- _INPUT ROWS_
---*---

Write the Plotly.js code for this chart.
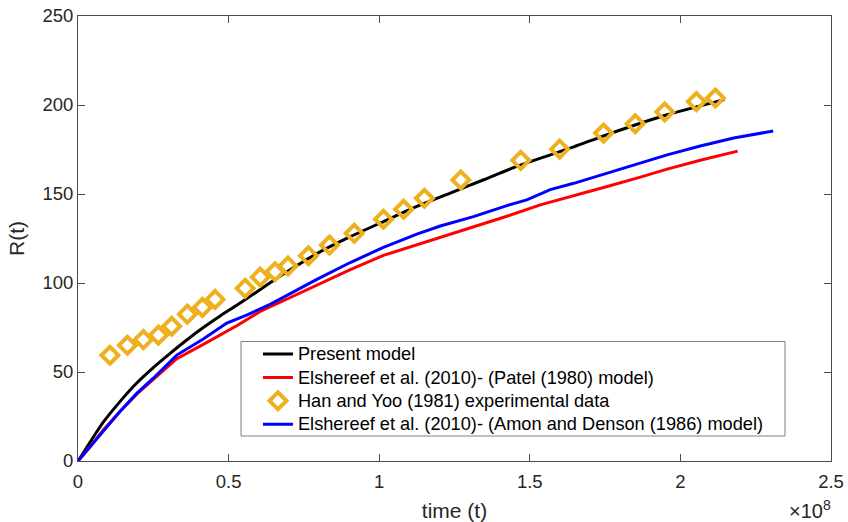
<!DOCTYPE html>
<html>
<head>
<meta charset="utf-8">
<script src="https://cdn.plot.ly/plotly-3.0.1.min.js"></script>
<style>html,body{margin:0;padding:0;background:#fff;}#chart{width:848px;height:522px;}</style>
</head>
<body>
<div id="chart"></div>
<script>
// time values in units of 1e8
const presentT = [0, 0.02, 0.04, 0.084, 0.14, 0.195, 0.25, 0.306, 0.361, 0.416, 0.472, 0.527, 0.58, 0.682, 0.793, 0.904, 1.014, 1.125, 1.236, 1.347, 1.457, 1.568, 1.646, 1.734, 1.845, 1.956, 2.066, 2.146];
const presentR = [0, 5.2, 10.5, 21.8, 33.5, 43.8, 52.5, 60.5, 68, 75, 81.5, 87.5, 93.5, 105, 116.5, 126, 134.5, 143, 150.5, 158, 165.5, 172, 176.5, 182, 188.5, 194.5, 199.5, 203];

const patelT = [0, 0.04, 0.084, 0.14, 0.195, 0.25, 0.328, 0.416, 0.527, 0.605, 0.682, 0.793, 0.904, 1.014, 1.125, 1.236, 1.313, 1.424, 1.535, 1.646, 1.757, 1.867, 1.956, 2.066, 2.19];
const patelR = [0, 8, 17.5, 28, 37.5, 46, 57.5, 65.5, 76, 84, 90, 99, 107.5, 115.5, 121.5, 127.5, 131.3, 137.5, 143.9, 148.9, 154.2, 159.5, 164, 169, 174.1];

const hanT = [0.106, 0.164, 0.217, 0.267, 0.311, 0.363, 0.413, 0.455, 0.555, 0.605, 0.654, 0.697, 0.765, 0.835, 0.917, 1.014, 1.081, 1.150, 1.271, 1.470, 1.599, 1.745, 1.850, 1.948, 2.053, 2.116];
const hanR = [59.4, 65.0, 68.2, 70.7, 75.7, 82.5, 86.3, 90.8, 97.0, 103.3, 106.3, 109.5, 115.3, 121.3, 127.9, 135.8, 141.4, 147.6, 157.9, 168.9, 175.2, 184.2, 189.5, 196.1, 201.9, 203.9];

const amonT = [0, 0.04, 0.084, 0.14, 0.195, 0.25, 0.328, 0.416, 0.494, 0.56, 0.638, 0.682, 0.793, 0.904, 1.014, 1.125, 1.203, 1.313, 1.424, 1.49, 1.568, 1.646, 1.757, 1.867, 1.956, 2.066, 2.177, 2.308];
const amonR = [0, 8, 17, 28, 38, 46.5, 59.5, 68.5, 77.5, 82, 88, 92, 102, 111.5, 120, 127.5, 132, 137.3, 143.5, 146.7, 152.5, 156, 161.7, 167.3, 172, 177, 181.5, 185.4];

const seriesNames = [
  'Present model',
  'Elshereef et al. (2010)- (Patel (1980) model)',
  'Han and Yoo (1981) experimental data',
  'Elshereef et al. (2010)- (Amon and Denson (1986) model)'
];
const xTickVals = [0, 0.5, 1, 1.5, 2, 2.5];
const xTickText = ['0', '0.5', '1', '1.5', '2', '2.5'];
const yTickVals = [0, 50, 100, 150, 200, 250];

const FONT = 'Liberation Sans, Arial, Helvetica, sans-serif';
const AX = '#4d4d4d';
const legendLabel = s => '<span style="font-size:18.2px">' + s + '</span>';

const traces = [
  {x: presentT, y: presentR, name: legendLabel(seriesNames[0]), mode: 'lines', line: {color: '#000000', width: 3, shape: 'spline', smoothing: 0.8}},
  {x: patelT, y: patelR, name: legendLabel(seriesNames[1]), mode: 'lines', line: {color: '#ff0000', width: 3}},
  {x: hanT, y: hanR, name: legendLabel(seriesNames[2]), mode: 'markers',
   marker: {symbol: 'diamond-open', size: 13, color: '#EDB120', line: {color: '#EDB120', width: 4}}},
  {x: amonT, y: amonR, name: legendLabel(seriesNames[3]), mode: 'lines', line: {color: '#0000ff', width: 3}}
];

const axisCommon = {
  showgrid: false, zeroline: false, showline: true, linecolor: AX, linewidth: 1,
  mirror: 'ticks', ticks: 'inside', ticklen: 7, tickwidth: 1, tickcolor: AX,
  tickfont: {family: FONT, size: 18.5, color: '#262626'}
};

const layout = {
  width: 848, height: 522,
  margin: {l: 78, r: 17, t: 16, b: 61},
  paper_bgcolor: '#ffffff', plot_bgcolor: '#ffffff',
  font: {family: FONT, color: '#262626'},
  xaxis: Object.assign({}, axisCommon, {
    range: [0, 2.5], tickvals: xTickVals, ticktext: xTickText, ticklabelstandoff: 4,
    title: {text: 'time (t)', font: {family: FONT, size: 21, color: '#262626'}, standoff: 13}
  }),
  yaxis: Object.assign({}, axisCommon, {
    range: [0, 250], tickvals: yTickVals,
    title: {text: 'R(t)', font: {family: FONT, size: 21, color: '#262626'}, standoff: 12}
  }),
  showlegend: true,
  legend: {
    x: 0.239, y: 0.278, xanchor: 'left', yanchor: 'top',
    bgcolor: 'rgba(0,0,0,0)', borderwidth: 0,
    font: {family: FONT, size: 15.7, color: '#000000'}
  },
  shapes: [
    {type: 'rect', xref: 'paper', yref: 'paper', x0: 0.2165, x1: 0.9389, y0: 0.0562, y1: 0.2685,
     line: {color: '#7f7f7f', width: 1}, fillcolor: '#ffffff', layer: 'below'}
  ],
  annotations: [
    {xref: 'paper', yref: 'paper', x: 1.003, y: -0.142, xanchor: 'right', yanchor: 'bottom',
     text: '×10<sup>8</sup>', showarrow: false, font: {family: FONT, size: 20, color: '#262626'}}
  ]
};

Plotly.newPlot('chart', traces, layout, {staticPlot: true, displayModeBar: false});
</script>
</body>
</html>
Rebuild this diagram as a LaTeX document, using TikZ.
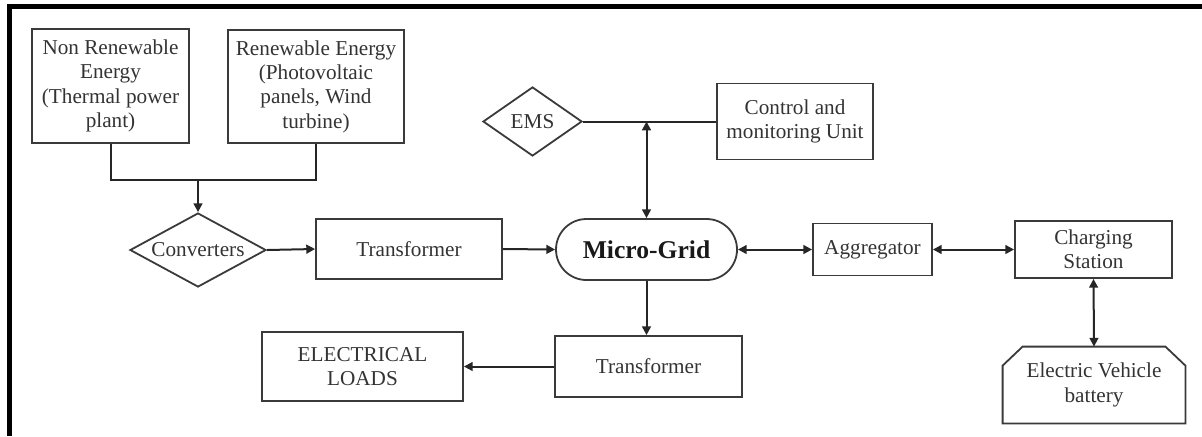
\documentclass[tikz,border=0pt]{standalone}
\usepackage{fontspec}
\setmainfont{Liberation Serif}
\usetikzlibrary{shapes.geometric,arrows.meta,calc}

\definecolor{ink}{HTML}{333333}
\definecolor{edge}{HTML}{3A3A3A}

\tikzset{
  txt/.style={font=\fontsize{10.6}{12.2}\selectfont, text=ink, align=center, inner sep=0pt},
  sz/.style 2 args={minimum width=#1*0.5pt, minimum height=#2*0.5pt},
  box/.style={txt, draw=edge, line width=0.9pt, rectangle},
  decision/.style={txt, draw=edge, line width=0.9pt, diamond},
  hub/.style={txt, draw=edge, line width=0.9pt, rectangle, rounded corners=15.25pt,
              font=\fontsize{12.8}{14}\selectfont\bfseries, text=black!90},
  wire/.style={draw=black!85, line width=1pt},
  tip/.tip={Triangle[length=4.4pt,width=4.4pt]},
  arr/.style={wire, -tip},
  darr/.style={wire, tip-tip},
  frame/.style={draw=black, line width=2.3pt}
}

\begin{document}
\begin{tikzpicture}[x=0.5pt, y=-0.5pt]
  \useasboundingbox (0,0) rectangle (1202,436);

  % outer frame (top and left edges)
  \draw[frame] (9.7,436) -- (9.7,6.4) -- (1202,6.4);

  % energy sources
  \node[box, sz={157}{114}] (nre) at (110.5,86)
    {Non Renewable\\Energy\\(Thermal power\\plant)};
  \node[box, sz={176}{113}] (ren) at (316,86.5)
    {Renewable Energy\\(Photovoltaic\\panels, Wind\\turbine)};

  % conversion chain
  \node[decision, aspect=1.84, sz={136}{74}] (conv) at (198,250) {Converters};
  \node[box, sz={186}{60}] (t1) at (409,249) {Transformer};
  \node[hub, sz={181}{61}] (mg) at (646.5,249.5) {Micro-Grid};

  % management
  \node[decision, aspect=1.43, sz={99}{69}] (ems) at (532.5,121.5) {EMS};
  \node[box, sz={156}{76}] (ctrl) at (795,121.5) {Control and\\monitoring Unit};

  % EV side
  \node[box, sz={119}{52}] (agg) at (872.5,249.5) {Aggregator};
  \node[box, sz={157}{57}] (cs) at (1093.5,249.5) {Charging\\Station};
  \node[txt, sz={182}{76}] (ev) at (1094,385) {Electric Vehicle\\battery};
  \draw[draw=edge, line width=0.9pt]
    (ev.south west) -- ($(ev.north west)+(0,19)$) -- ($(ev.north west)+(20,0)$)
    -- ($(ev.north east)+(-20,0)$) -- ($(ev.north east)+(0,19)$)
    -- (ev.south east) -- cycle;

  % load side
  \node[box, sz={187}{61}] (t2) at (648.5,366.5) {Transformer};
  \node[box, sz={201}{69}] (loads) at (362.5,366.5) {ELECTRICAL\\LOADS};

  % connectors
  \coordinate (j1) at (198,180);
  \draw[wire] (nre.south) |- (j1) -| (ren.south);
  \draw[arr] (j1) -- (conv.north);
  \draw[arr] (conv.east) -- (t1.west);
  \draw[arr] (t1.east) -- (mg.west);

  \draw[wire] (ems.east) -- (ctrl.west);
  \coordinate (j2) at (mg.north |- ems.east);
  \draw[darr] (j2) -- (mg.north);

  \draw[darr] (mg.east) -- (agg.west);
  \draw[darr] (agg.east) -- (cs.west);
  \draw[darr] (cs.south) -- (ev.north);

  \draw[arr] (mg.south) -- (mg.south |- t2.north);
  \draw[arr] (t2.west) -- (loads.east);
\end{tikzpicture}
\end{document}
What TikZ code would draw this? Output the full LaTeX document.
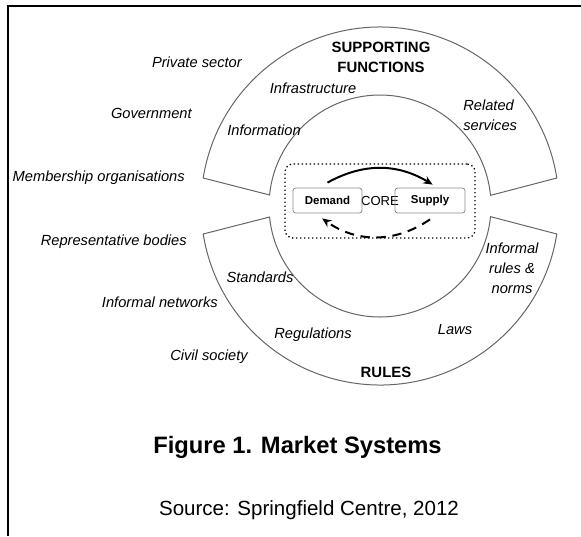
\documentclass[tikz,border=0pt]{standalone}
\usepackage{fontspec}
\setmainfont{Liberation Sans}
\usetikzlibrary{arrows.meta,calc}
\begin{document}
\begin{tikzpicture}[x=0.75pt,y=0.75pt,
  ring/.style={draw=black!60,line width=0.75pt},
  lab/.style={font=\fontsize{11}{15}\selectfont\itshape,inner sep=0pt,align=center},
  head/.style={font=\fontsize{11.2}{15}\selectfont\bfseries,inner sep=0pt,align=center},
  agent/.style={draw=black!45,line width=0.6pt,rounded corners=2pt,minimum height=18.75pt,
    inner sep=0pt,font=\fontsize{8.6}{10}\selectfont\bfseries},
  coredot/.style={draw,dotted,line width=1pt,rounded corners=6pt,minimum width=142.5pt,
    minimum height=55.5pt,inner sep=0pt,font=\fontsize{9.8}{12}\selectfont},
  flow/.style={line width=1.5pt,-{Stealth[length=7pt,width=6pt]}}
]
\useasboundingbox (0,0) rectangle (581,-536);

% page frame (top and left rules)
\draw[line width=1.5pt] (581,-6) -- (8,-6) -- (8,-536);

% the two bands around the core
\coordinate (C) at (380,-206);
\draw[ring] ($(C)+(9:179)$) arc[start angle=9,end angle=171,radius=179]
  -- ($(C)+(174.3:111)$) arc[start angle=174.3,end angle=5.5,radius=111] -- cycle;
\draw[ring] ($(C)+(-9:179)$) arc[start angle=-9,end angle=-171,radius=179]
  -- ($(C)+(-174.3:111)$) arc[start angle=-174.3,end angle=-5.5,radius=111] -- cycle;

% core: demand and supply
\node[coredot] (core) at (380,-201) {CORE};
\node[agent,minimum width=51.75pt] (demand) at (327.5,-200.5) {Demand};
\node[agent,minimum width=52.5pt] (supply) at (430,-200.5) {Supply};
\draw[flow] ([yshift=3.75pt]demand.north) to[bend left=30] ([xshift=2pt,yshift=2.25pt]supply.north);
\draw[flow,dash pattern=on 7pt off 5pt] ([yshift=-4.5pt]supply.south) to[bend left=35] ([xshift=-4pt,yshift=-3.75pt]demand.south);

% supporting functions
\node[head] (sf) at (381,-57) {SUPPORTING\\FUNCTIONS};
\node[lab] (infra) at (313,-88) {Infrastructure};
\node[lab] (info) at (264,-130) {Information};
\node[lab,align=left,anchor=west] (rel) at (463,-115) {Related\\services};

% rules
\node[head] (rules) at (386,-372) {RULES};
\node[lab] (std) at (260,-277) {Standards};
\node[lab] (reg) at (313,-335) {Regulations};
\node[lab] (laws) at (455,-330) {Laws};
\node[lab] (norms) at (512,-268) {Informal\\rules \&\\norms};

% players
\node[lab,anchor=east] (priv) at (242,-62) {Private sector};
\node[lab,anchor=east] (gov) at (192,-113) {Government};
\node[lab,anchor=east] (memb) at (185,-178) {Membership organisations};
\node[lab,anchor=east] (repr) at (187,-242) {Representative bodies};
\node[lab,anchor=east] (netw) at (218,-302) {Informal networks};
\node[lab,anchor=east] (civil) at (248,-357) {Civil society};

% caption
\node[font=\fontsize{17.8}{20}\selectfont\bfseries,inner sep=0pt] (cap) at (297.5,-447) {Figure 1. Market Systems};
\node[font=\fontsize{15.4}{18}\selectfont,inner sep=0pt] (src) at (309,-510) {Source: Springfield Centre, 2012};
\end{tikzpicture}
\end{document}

---*---

- _SHORT TASK_
Take the lines from the first line of the entries through the line with "196.1, 201.9, 203.9];", inclusive, and give them again exactly, minus any pictures.

- _OUTPUT FOR THIS EXERCISE_
Write the Plotly.js code for this chart.
<!DOCTYPE html>
<html>
<head>
<meta charset="utf-8">
<script src="https://cdn.plot.ly/plotly-3.0.1.min.js"></script>
<style>html,body{margin:0;padding:0;background:#fff;}#chart{width:848px;height:522px;}</style>
</head>
<body>
<div id="chart"></div>
<script>
// time values in units of 1e8
const presentT = [0, 0.02, 0.04, 0.084, 0.14, 0.195, 0.25, 0.306, 0.361, 0.416, 0.472, 0.527, 0.58, 0.682, 0.793, 0.904, 1.014, 1.125, 1.236, 1.347, 1.457, 1.568, 1.646, 1.734, 1.845, 1.956, 2.066, 2.146];
const presentR = [0, 5.2, 10.5, 21.8, 33.5, 43.8, 52.5, 60.5, 68, 75, 81.5, 87.5, 93.5, 105, 116.5, 126, 134.5, 143, 150.5, 158, 165.5, 172, 176.5, 182, 188.5, 194.5, 199.5, 203];

const patelT = [0, 0.04, 0.084, 0.14, 0.195, 0.25, 0.328, 0.416, 0.527, 0.605, 0.682, 0.793, 0.904, 1.014, 1.125, 1.236, 1.313, 1.424, 1.535, 1.646, 1.757, 1.867, 1.956, 2.066, 2.19];
const patelR = [0, 8, 17.5, 28, 37.5, 46, 57.5, 65.5, 76, 84, 90, 99, 107.5, 115.5, 121.5, 127.5, 131.3, 137.5, 143.9, 148.9, 154.2, 159.5, 164, 169, 174.1];

const hanT = [0.106, 0.164, 0.217, 0.267, 0.311, 0.363, 0.413, 0.455, 0.555, 0.605, 0.654, 0.697, 0.765, 0.835, 0.917, 1.014, 1.081, 1.150, 1.271, 1.470, 1.599, 1.745, 1.850, 1.948, 2.053, 2.116];
const hanR = [59.4, 65.0, 68.2, 70.7, 75.7, 82.5, 86.3, 90.8, 97.0, 103.3, 106.3, 109.5, 115.3, 121.3, 127.9, 135.8, 141.4, 147.6, 157.9, 168.9, 175.2, 184.2, 189.5, 196.1, 201.9, 203.9];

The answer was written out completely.